Given data
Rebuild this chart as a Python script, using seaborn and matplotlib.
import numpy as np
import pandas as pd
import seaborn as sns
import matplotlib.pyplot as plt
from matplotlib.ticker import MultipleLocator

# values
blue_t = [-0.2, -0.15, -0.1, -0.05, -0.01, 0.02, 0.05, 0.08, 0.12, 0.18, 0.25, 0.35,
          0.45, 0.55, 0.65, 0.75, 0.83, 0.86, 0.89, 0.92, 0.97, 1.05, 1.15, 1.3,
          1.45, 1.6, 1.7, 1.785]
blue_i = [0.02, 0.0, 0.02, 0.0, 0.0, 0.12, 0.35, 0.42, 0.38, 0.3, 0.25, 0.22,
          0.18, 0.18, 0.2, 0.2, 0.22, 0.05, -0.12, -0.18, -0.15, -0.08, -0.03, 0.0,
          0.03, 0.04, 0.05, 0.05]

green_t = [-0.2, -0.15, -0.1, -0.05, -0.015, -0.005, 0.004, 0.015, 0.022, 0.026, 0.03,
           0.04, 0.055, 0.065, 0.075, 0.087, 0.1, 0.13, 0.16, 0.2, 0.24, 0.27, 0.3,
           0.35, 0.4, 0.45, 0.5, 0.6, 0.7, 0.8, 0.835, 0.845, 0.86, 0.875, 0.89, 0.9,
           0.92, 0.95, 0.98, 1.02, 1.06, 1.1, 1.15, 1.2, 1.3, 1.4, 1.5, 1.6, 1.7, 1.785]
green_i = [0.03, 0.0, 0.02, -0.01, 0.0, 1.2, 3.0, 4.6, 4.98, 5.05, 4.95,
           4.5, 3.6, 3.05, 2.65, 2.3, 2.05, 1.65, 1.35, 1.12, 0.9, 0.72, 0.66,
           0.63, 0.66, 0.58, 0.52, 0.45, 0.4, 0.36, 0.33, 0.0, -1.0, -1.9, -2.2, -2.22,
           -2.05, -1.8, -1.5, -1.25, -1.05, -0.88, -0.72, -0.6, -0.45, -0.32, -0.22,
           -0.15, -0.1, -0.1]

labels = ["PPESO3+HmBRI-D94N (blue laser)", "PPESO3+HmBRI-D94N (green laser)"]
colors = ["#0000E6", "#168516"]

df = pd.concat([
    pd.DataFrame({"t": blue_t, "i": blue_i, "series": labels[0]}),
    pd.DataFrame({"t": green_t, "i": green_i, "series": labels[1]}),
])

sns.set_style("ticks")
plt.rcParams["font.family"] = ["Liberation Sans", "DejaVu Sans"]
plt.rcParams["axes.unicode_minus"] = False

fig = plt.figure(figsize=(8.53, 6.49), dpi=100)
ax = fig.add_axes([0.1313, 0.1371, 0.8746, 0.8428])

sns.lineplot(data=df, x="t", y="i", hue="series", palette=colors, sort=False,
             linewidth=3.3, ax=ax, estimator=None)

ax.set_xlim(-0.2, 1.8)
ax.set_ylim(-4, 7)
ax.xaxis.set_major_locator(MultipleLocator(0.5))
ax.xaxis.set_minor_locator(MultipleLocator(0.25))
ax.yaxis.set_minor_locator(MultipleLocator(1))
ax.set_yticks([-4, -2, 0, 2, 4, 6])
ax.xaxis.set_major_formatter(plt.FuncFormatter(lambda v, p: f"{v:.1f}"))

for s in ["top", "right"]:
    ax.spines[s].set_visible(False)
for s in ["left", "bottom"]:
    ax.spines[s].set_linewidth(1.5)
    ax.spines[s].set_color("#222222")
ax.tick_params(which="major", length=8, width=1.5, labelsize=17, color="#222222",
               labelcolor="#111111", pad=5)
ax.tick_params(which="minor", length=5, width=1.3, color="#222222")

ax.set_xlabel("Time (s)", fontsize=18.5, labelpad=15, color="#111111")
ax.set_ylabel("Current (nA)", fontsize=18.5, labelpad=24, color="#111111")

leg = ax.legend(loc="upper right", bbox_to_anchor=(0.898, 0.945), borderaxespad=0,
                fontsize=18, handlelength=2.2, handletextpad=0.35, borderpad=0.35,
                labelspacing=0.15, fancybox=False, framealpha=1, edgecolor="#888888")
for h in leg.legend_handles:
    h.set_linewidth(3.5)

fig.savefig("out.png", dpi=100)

Short task
Repeat the data above exactly.

Output for this task
Rebuild this chart as a Python script, using seaborn and matplotlib.
import numpy as np
import pandas as pd
import seaborn as sns
import matplotlib.pyplot as plt
from matplotlib.ticker import MultipleLocator

# values
blue_t = [-0.2, -0.15, -0.1, -0.05, -0.01, 0.02, 0.05, 0.08, 0.12, 0.18, 0.25, 0.35,
          0.45, 0.55, 0.65, 0.75, 0.83, 0.86, 0.89, 0.92, 0.97, 1.05, 1.15, 1.3,
          1.45, 1.6, 1.7, 1.785]
blue_i = [0.02, 0.0, 0.02, 0.0, 0.0, 0.12, 0.35, 0.42, 0.38, 0.3, 0.25, 0.22,
          0.18, 0.18, 0.2, 0.2, 0.22, 0.05, -0.12, -0.18, -0.15, -0.08, -0.03, 0.0,
          0.03, 0.04, 0.05, 0.05]

green_t = [-0.2, -0.15, -0.1, -0.05, -0.015, -0.005, 0.004, 0.015, 0.022, 0.026, 0.03,
           0.04, 0.055, 0.065, 0.075, 0.087, 0.1, 0.13, 0.16, 0.2, 0.24, 0.27, 0.3,
           0.35, 0.4, 0.45, 0.5, 0.6, 0.7, 0.8, 0.835, 0.845, 0.86, 0.875, 0.89, 0.9,
           0.92, 0.95, 0.98, 1.02, 1.06, 1.1, 1.15, 1.2, 1.3, 1.4, 1.5, 1.6, 1.7, 1.785]
green_i = [0.03, 0.0, 0.02, -0.01, 0.0, 1.2, 3.0, 4.6, 4.98, 5.05, 4.95,
           4.5, 3.6, 3.05, 2.65, 2.3, 2.05, 1.65, 1.35, 1.12, 0.9, 0.72, 0.66,
           0.63, 0.66, 0.58, 0.52, 0.45, 0.4, 0.36, 0.33, 0.0, -1.0, -1.9, -2.2, -2.22,
           -2.05, -1.8, -1.5, -1.25, -1.05, -0.88, -0.72, -0.6, -0.45, -0.32, -0.22,
           -0.15, -0.1, -0.1]

labels = ["PPESO3+HmBRI-D94N (blue laser)", "PPESO3+HmBRI-D94N (green laser)"]
colors = ["#0000E6", "#168516"]

df = pd.concat([
    pd.DataFrame({"t": blue_t, "i": blue_i, "series": labels[0]}),
    pd.DataFrame({"t": green_t, "i": green_i, "series": labels[1]}),
])

sns.set_style("ticks")
plt.rcParams["font.family"] = ["Liberation Sans", "DejaVu Sans"]
plt.rcParams["axes.unicode_minus"] = False

fig = plt.figure(figsize=(8.53, 6.49), dpi=100)
ax = fig.add_axes([0.1313, 0.1371, 0.8746, 0.8428])

sns.lineplot(data=df, x="t", y="i", hue="series", palette=colors, sort=False,
             linewidth=3.3, ax=ax, estimator=None)

ax.set_xlim(-0.2, 1.8)
ax.set_ylim(-4, 7)
ax.xaxis.set_major_locator(MultipleLocator(0.5))
ax.xaxis.set_minor_locator(MultipleLocator(0.25))
ax.yaxis.set_minor_locator(MultipleLocator(1))
ax.set_yticks([-4, -2, 0, 2, 4, 6])
ax.xaxis.set_major_formatter(plt.FuncFormatter(lambda v, p: f"{v:.1f}"))

for s in ["top", "right"]:
    ax.spines[s].set_visible(False)
for s in ["left", "bottom"]:
    ax.spines[s].set_linewidth(1.5)
    ax.spines[s].set_color("#222222")
ax.tick_params(which="major", length=8, width=1.5, labelsize=17, color="#222222",
               labelcolor="#111111", pad=5)
ax.tick_params(which="minor", length=5, width=1.3, color="#222222")

ax.set_xlabel("Time (s)", fontsize=18.5, labelpad=15, color="#111111")
ax.set_ylabel("Current (nA)", fontsize=18.5, labelpad=24, color="#111111")

leg = ax.legend(loc="upper right", bbox_to_anchor=(0.898, 0.945), borderaxespad=0,
                fontsize=18, handlelength=2.2, handletextpad=0.35, borderpad=0.35,
                labelspacing=0.15, fancybox=False, framealpha=1, edgecolor="#888888")
for h in leg.legend_handles:
    h.set_linewidth(3.5)

fig.savefig("out.png", dpi=100)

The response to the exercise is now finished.